Continued hopes of a Ukraine grain corridor drive prices lower.
Grain prices are sharply lower again this morning, on follow-through from yesterday’s sharp break triggered by conversations at the Davos meeting that is encouraging the prospects of opening up Ukrainian exports through exports. New headlines overnight had the algorithm machines in high sell mode as the Russian Deputy Foreign Minister Andrei Rudenko stated that Russia was communicating with the UN still on potential food export corridors. The portion of his statement that was missed by the algos was that he said any comprehensive port openings would have to include the dropping of Western sanctions by NATO. This shifts the blame for the world food crisis discussed at the Davos World Economic Forum back on NATO. The only leverage NATO has over Russia is the sanctions.
Overnight Indonesia indicated that its new export licensing program for palm oil would include a Domestic Market Obligation (DMO), which is based on their processing volume, local demand for cooking oil and the government’s bulk cooking oil purchase program. It’s anticipated that this new program will be a drag on future Indonesian palm oil exports. Malaysian palm oil was lower by 50 ringgits overnight in a correction after its massive recent gains over the last several days.

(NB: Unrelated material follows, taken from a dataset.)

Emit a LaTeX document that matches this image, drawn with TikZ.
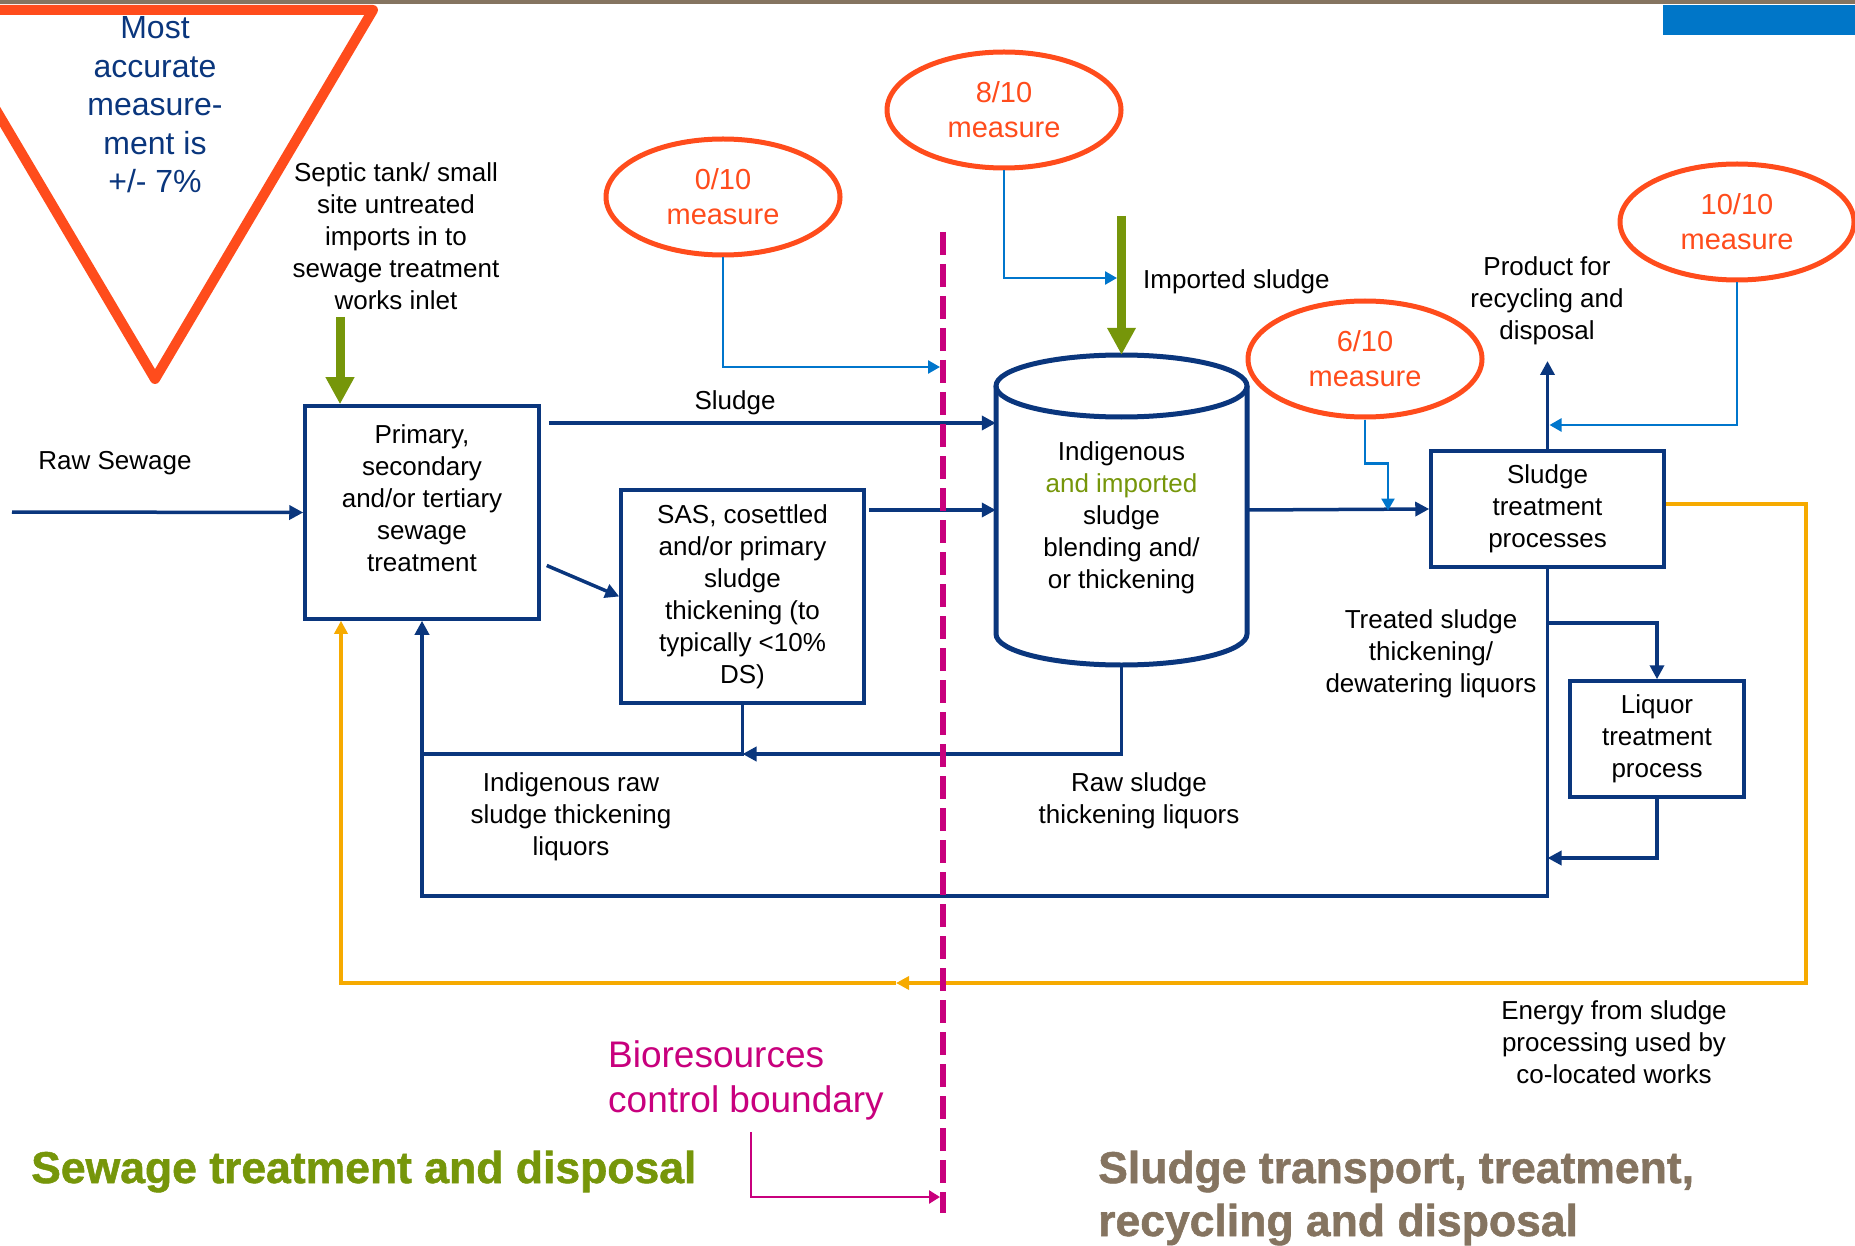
\documentclass[tikz,border=0pt]{standalone}
\usepackage{fontspec}
\setmainfont{Liberation Sans}
\newfontfamily\heavyfont[FakeBold=1.2]{Liberation Sans Bold}
\usetikzlibrary{arrows.meta,shapes.geometric,positioning}

\definecolor{navy}{RGB}{10,54,125}
\definecolor{measblue}{RGB}{0,118,204}
\definecolor{redorange}{RGB}{255,76,28}
\definecolor{amber}{RGB}{246,170,0}
\definecolor{olive}{RGB}{118,150,10}
\definecolor{magentab}{RGB}{200,0,125}
\definecolor{taupe}{RGB}{133,116,96}
\definecolor{topblue}{RGB}{0,118,200}

\newcommand{\txtfont}{\fontsize{26}{32}\selectfont}
\newcommand{\measfont}{\fontsize{29}{35}\selectfont}
\newcommand{\accfont}{\fontsize{32}{38.5}\selectfont}
\newcommand{\biofont}{\fontsize{37}{45}\selectfont}
\newcommand{\headfont}{\heavyfont\fontsize{44.5}{53}\selectfont}

\begin{document}
\begin{tikzpicture}[x=1pt, y=-1pt,
    box/.style={draw=navy, line width=3.5pt, align=center, inner sep=0pt, font=\txtfont},
    lbl/.style={align=center, inner sep=0pt, font=\txtfont},
    flow/.style={draw=navy, line width=3.5pt, -{Triangle[length=14pt, width=14pt]}},
    pipe/.style={draw=navy, line width=3.5pt},
    meas/.style={ellipse, draw=redorange, line width=5pt, text=redorange, align=center,
        inner sep=0pt, minimum width=234pt, minimum height=116pt, font=\measfont},
    measline/.style={draw=measblue, line width=2.5pt, -{Triangle[length=12pt, width=13pt]}},
    import/.style={draw=olive, line width=9pt, -{Triangle[length=27pt, width=27pt]}},
    energy/.style={draw=amber, line width=3.5pt, -{Triangle[length=13pt, width=13pt]}},
    boundary/.style={draw=magentab, line width=6pt, dash pattern=on 23pt off 9pt},
    bioline/.style={draw=magentab, line width=2.5pt, -{Triangle[length=11pt, width=13pt]}}]

    \useasboundingbox (0,0) rectangle (1855,1246);

    \fill[taupe] (0,0) rectangle (1855,4.5);
    \fill[topblue] (1663,5) rectangle (1855,35);

    \draw[redorange, line width=10pt, line join=round] (-63,10) -- (373,10) -- (155,379) -- cycle;
    \node [align=center, inner sep=0pt, text=navy, font=\accfont] (acc) at (155,105)
        {Most\\accurate\\measure-\\ment is\\+/- 7\%};

    % boxes
    \node [box, minimum width=234pt, minimum height=213pt,
        label={[lbl, yshift=14pt]center:{Primary,\\secondary\\and/or tertiary\\sewage\\treatment}}]
        (prim) at (422,512.5) {};
    \node [box, minimum width=243pt, minimum height=213pt] (sas) at (742.5,596.5)
        {SAS, cosettled\\and/or primary\\sludge\\thickening (to\\typically <10\%\\DS)};
    \node [box, minimum width=233pt, minimum height=116pt] (stp) at (1547.5,509)
        {Sludge\\treatment\\processes};
    \node [box, minimum width=174pt, minimum height=116pt] (liq) at (1657,739)
        {Liquor\\treatment\\process};

    \node [minimum width=251pt, minimum height=310pt, inner sep=0pt,
        label={[lbl, yshift=-8pt]center:{Indigenous\\\textcolor{olive}{and imported}\\sludge\\blending and/\\or thickening}}]
        (cyl) at (1121.5,510) {};
    \draw[navy, line width=5pt] (1121.5,386) ellipse [x radius=125.5, y radius=31];
    \draw[navy, line width=5pt] (996,386) -- (996,634)
        arc [start angle=180, end angle=0, x radius=125.5, y radius=31] -- (1247,386);

    % measures
    \node [meas] (m0) at (723,197) {0/10\\measure};
    \node [meas] (m8) at (1004,110) {8/10\\measure};
    \node [meas] (m6) at (1365,359) {6/10\\measure};
    \node [meas] (m10) at (1737,222) {10/10\\measure};

    % labels
    \node [lbl] (rawlbl) at (115,463) {Raw Sewage};
    \node [lbl] (septlbl) at (396,236) {Septic tank/ small\\site untreated\\imports in to\\sewage treatment\\works inlet};
    \node [lbl] (sludgelbl) at (735,403) {Sludge};
    \node [lbl, anchor=west] (implbl) at (1143,282) {Imported sludge};
    \node [lbl] (prodlbl) at (1547,301) {Product for\\recycling and\\disposal};
    \node [lbl] (treatlbl) at (1431,654) {Treated sludge\\thickening/\\dewatering liquors};
    \node [lbl] (indlbl) at (571,817) {Indigenous raw\\sludge thickening\\liquors};
    \node [lbl] (rawslbl) at (1139,801) {Raw sludge\\thickening liquors};
    \node [lbl] (enlbl) at (1614,1042) {Energy from sludge\\processing used by\\co-located works};
    \node [anchor=west, align=left, inner sep=0pt, text=magentab, font=\biofont] (biolbl) at (608,1080)
        {Bioresources\\control boundary};

    \node [anchor=base west, inner sep=0pt, text=olive, font=\headfont] (stdlbl) at (31,1183)
        {Sewage treatment and disposal};
    \node [anchor=base west, inner sep=0pt, text=taupe, font=\headfont] (strlbl) at (1098,1183)
        {Sludge transport, treatment,};
    \node [anchor=base west, inner sep=0pt, text=taupe, font=\headfont] (rcdlbl) at (1098,1236)
        {recycling and disposal};

    % main flows
    \coordinate (rawin) at (12,512);
    \coordinate (prod) at (1547.5,361);
    \draw[flow] (rawin) -- (prim.west);
    \draw[flow] ([xshift=8pt]prim.east |- 0,423) -- (cyl.west |- 0,423);
    \draw[flow] ([xshift=6pt, yshift=-53pt]prim.east) -- (sas.west);
    \draw[flow] ([xshift=3pt]sas.east |- cyl.west) -- (cyl.west);
    \draw[flow] (cyl.east) -- (stp.west);
    \draw[flow] (stp.north) -- (prod);

    % liquor returns
    \draw[flow] (stp.south) -- (stp.south |- 0,896) -- (prim.south |- 0,896) -- (prim.south);
    \draw[flow] (stp.south |- 0,623) -- (liq.north |- 0,623) -- (liq.north);
    \draw[flow] (liq.south) -- (liq.south |- 0,858) -- (stp.south |- 0,858);
    \draw[flow] (cyl.south) -- (cyl.south |- 0,754) -- (sas.south |- 0,754);
    \draw[pipe] (sas.south) -- (sas.south |- 0,754) -- (prim.south |- 0,754);

    % energy
    \coordinate (enmid) at (896,983);
    \draw[energy] ([yshift=5pt]stp.east) -| (1806,983) -- (enmid);
    \draw[energy] (enmid) -| ([xshift=-81pt]prim.south);

    % imports
    \coordinate (septin) at (340,317);
    \coordinate (impin) at (1121.5,216);
    \draw[import] (septin) -- (prim.north -| septin);
    \draw[import] (impin) -- (cyl.north);

    % boundary
    \coordinate (btop) at (943,232);
    \coordinate (bbot) at (943,1213);
    \coordinate (bioin) at (751,1132);
    \draw[bioline] (bioin) |- ([xshift=-3pt]bbot |- 0,1197);

    % measure pointers
    \draw[measline] (m0.south) |- ([xshift=-3pt]btop |- 0,367);
    \draw[measline] (m8.south) |- ([xshift=-4.5pt]impin |- 0,278);
    \draw[measline] (m6.south) -- ++(0,44) -- ++(23,0) -- ++(0,47);
    \draw[measline] (m10.south) |- ([xshift=2pt]stp.north |- 0,425);

    \draw[boundary] (btop) -- (bbot);
\end{tikzpicture}
\end{document}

Grain futures decline, while Midwest cash/soybean bases continue to rise as farmers limit old crop sales while they rush to put in the new crop. The news of humanitarian Ukrainian grain exports is being priced as if it will occur, but only NATO has the final say, given Russia’s stance on sanctions. The upcoming three-day weekend and the end of the month are at hand, which is classic for a seasonal price washout for a decline that typically occurs when grain prices press a high during May and typically goes out liquidating.
The best rains for the S Plains in 2022 have been occurring with rainfall totals of .25-2.50” while the Northern Plains and most of the E Midwest were dry. A potent trough will slowly work eastward across the Central US in a southerly displaced jet stream over the next 36 hours. This trough produces .25-1.50” of rain across the Midwest/Delta, with clouds preventing high temps reaching much above the 60s and lower 70s. On Thursday, the rains shift back to the N Plains and S Canadian Prairies on the weekend, where totals of .5-1.50” will occur. Extended weather models show a Ridge of high-pressure building across South and Central US during early June, offering more summer like temperatures and reduced rainfall. In Europe, rains continue to be had disappointment and are forecasted to remain minimal over the next 10 days as a French and German drought continues to worsen on their wheat crop.
The last two trading sessions in cattle have been encouraging, given the bearish data from Friday’s COF report that was absorbed. This still doesn’t change the front end supply picture and concerns regarding demand along with outside markets that can limit a higher move in cattle still. Cash trade did develop late on Tuesday, with late southern trade starting at $137, which was off $1 from last week’s totals. The cash market is still holding a premium to futures, with June just around the corner. The softer trend will limit gains in the front-month price lifting. Choice box beef yesterday lost $0.63 while select rose $1.2 higher. The load count was 165. Feeder cattle enjoyed substantial gains in yesterday’s grain price break, which will likely find further buying interest again this morning with corn and wheat sharply lower again. May feeder cattle will expire on Thursday, and the August contract’s premium to the feeder cash index is considerable.